Introduction
Why mechanistic interpretability matters, what limits neuron-level analysis, and how feature-based circuit discovery emerged as a response.
The capabilities of Large Language Models (LLMs) and their widespread use are increasing. These models are being integrated into critical areas such as law and medicine. However, our understanding of these systems remains fairly limited. The intelligence and capabilities within these systems appear to emerge from their massive scale (billions or trillions of parameters), and it has been established that their functioning mechanism extends beyond solely modeling language. As a result of their massive size, these models learn an underlying world model upon which the text is based and can run internal simulations.[Janus, 2022] They possess complex circuitry to conduct reasoning and mathematics.[Ivanitskiy et al., 2023]
Why Interpretability Is Urgent
Understanding the internal mechanism is crucial for the safety and alignment of these systems as they progressively get integrated into critical infrastructure. One popular case study[Lynch et al., 2025] demonstrates that all flagship models (including those from Anthropic, OpenAI, Google, Meta, and others) resorted to blackmailing critical employees when suspecting shutdown. Therefore, aligning the intentions of these systems with human values is an absolute necessity.
Mechanistic Interpretability is a sub-field of broader interpretability research that aims to explain the internal mechanisms of these models in a granular fashion, by explicitly specifying the neural network's internal computation. Exploring internal circuits is a popular method to reverse-engineer the models. Circuits are interpretable subcomputations responsible for certain model behaviours.

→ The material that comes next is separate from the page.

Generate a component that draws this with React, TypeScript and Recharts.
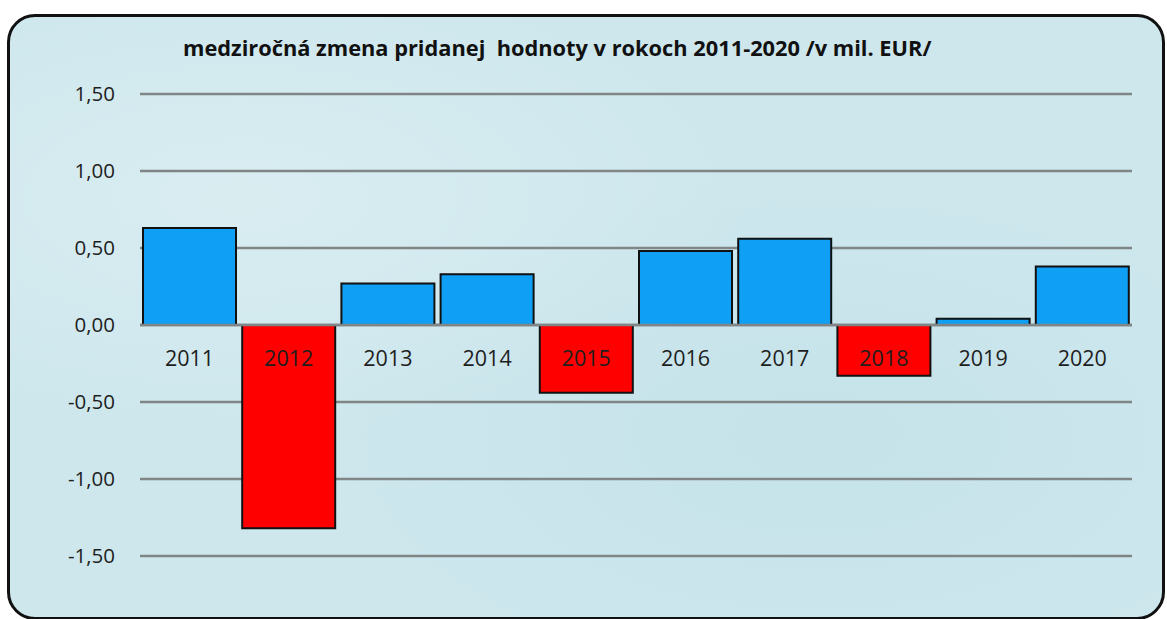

From Manual to Automated Circuit Discovery
Circuit discovery has predominantly relied on manually dissecting and inspecting the models. Olsson et al. [2022] located attention heads responsible for in-context learning by suppressing specific heads and observing the output. Meng et al. [2022] located and edited factual information stored in GPT by altering component activations to understand their causal contributions—a technique referred to as activation patching. While these methods can isolate components active in the generation of an output, they do not provide edge relations between them. Goldowsky-Dill et al. [2023] utilized path patching (also referred to as edge patching) to identify the edges between components.
These methods of analysis are based on manual human intervention and require intuition-based hypotheses to verify the mechanisms. This reliance on human intuition and manual experimentation limits the scalability of these approaches. Conmy et al. [2023] automated the circuit discovery process by applying edge patching recursively from the output node back to the inputs, identifying the computational subgraph responsible for a specific behavior. However, since patching each edge requires a separate forward pass, this method is computationally expensive.
Syed et al. [2023] formalized Attribution Patching, originally proposed by [Nanda, 2023]. This method approximates the effect of patching edges using a first-order Taylor expansion. By computing the gradients of the task-specific metric with respect to the activations (obtained via a backward pass), the method approximates the causal contributions of edges without requiring a separate forward pass for each edge. This makes patching applicable to industrial-scale models.
The Polysemanticity Problem
The mentioned methods allow us to connect causal components into circuits; however, the identified relations are binary—indicating simply whether component A sends information to B. Consequently, these methods do not provide interpretable, linear edge weights. More importantly, the identified components (often neurons) are not interpretable themselves. While we can identify a neuron's contribution to an output, this does not mean that is the neuron's sole function. Neurons are often shown to fire for many unrelated input features. These are known as polysemantic neurons, which are explained in Section 2.
Scope of This Survey
Sparse Autoencoders (SAEs) and Transcoders were developed to obtain interpretable causal units of analysis in LLMs, known as features, because neurons are non-interpretable units. This survey paper focuses on circuit discovery methods that use these interpretable features as their causal units.